Patti Stiles, Improvise Freely

In her book Improvise Freely, Patti Stiles gives a brilliant example of how she turned around a scene where her own empowered offer was dropped in favour of a crude lewd response using the phrase “Yes And”. Because her own way of accepting that response took the scene in a different direction than the one her scene partner wanted things to go, he afterwards accused her of not using Yes And. Patti reminds us that Yes And is one exercise in acceptance. It is not a literal rule to die by.

I’ve knelt at the altar of Yes And.

I’ve ripped myself apart for Yes And.

I’ve thrown myself on the Yes And pyre.

It did not feel good.

We don’t often realise where our boundaries are until the moment our bodies let us know. So let’s keep the discussion around boundaries in improv going and reconsider how we manage up-top disclosures. We could make lists of all the things we don’t want to improvise about. Chances are they’d be long.

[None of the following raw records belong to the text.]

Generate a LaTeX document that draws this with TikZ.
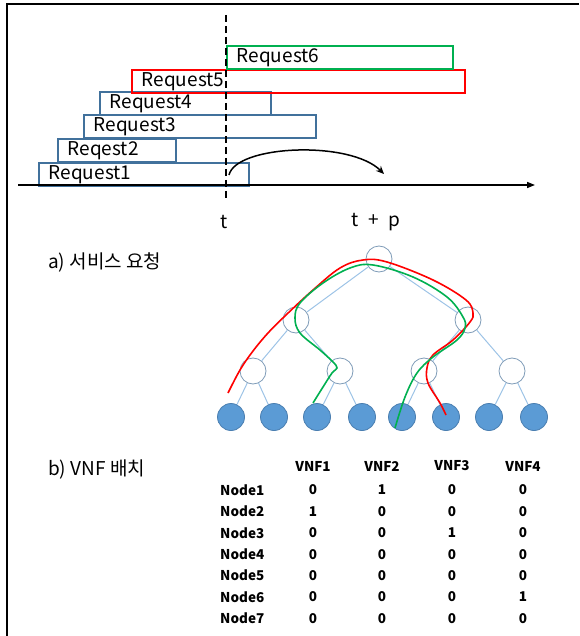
\documentclass[tikz,border=0pt]{standalone}
\usepackage{fontspec}
\setmainfont{Noto Sans CJK KR}
\usetikzlibrary{arrows.meta}

\definecolor{rqblue}{HTML}{41719C}
\definecolor{rqred}{HTML}{FF0000}
\definecolor{rqgreen}{HTML}{00B050}
\definecolor{edgeblue}{HTML}{9DC3E6}
\definecolor{ringblue}{HTML}{7F9CB8}
\definecolor{hostfill}{HTML}{5B9BD5}
\definecolor{hostline}{HTML}{4A7EB0}

\begin{document}
\begin{tikzpicture}[
  x=1pt, y=-1pt,
  font=\fontsize{19}{22}\selectfont,
  req/.style={draw, line width=1.6pt, anchor=north west, minimum height=23pt,
              inner xsep=10pt, inner ysep=0pt, align=left},
  lbl/.style={inner sep=0pt},
  vnode/.style={circle, draw=ringblue, fill=white, line width=0.8pt, minimum size=26pt, inner sep=0pt},
  host/.style={circle, draw=hostline, fill=hostfill, line width=0.8pt, minimum size=27pt, inner sep=0pt},
  lnk/.style={draw=edgeblue, line width=1pt},
  route/.style={line width=1.6pt, smooth, tension=0.6},
  tbl/.style={font=\fontsize{13.5}{15}\selectfont\bfseries, inner sep=0pt},
]
\useasboundingbox (0,0) rectangle (579,636);

% ---------------- Frame ----------------
\draw[line width=1.5pt] (7,636) -- (7,4) -- (579,4);

% ---------------- a) Request timeline ----------------
\node[req, draw=rqblue,  text width=190pt] (r1) at (38,162)  {Request1};
\node[req, draw=rqblue,  text width=98pt]  (r2) at (57,138)  {Reqest2};
\node[req, draw=rqblue,  text width=212pt] (r3) at (83,114)  {Request3};
\node[req, draw=rqblue,  text width=151pt] (r4) at (99,91)   {Request4};
\node[req, draw=rqred,   text width=313pt] (r5) at (131,69)  {Request5};
\node[req, draw=rqgreen, text width=206pt] (r6) at (226,45)  {Request6};

\coordinate (axs) at (18,185);
\coordinate (axe) at (535,185);
\draw[line width=1.5pt, -{Triangle[length=8pt, width=6pt]}] (axs) -- (axe);

\coordinate (ttop) at (226,15);
\coordinate (tbot) at (226,200);
\draw[line width=1.5pt, dash pattern=on 7pt off 4pt] (ttop) -- (tbot);

\coordinate (jmps) at (229,175);
\coordinate (jmpe) at (384,174);
\draw[line width=1.5pt, -{Stealth[length=8pt, width=7pt]}]
  (jmps) .. controls (236,145) and (350,140) .. (jmpe);

\node[lbl] (t)  at (224,222) {t};
\node[lbl] (tp) at (376,222) {t\enspace+\enspace p};
\node[lbl, anchor=west] (capa) at (48,262) {a) 서비스 요청};

% ---------------- Network tree ----------------
\node[vnode] (nd1) at (379,259) {};
\node[vnode] (nd2) at (296,320) {};
\node[vnode] (nd3) at (468,320) {};
\node[vnode] (nd4) at (253,371) {};
\node[vnode] (nd5) at (340,371) {};
\node[vnode] (nd6) at (424,371) {};
\node[vnode] (nd7) at (512,371) {};
\foreach \i/\x in {1/231, 2/274, 3/317, 4/362, 5/402, 6/446, 7/489, 8/534}
  \node[host] (h\i) at (\x,417) {};

\path[lnk] (nd1) -- (nd2) (nd1) -- (nd3)
           (nd2) -- (nd4) (nd2) -- (nd5) (nd3) -- (nd6) (nd3) -- (nd7)
           (nd4) -- (h1) (nd4) -- (h2) (nd5) -- (h3) (nd5) -- (h4)
           (nd6) -- (h5) (nd6) -- (h6) (nd7) -- (h7) (nd7) -- (h8);

% red route
\draw[route, rqred] plot coordinates {
  (228,393) (240,370) (253,351) (268,333) (286,315) (313,290) (340,268)
  (363,260) (387,262) (433,280) (466,300) (473,313) (470,322) (453,340)
  (433,355) (427,368) (428,383) (440,403) (446,415)};
% green route
\draw[route, rqgreen] plot coordinates {
  (313,403) (323,387) (332,373) (337,368) (333,362) (320,350) (300,333)
  (295,318) (300,303) (323,283) (350,268) (373,265) (413,277) (447,297)
  (463,317) (465,328) (457,340) (433,357) (417,373) (405,397) (395,428)};

% ---------------- b) VNF placement ----------------
\node[lbl, anchor=west] (capb) at (48,470) {b) VNF 배치};

\foreach \c/\x in {1/313, 2/382, 3/452, 4/523}
  \node[tbl] (hd\c) at (\x,466) {VNF\c};

\foreach \n/\a/\b/\c/\d [count=\i] in {Node1/0/1/0/0, Node2/1/0/0/0, Node3/0/0/1/0,
    Node4/0/0/0/0, Node5/0/0/0/0, Node6/0/0/0/1, Node7/0/0/0/0} {
  \node[tbl, anchor=west] (row\i) at (220,{468.5+21.4*\i}) {\n};
  \node[tbl] (v\i a) at (313,{468.5+21.4*\i}) {\a};
  \node[tbl] (v\i b) at (382,{468.5+21.4*\i}) {\b};
  \node[tbl] (v\i c) at (452,{468.5+21.4*\i}) {\c};
  \node[tbl] (v\i d) at (523,{468.5+21.4*\i}) {\d};
}

\end{tikzpicture}
\end{document}
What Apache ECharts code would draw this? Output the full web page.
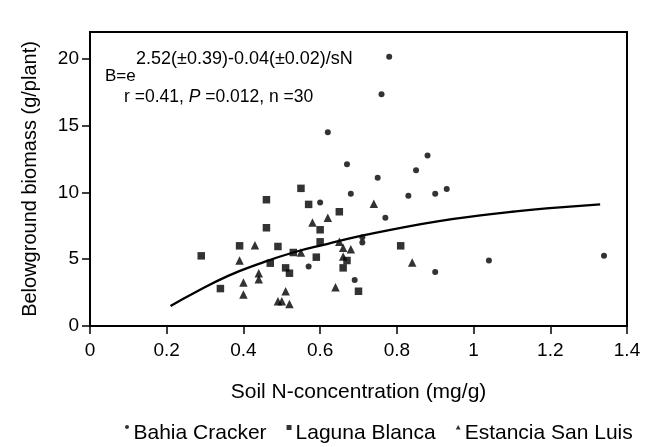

For me, taking responsibility for myself in my scenes meant taking responsibility for my improv and ultimately taking responsibility for myself. We make many choices in a scene about what to focus on. It’s not always easy to move a scene to somewhere else but it seems surprising how little we consider that as an option. We don’t teach it because it feels ‘bad improv’ and potentially controlling. But I would personally much rather my scene partner took the scene elsewhere than raked themselves through the emotional coals for the sake of fitting into the scene.

Sometimes you’ve got to move the scene into safer waters. No one needs to face their personal Jaws for their improv unless they choose to board that boat of their own accord.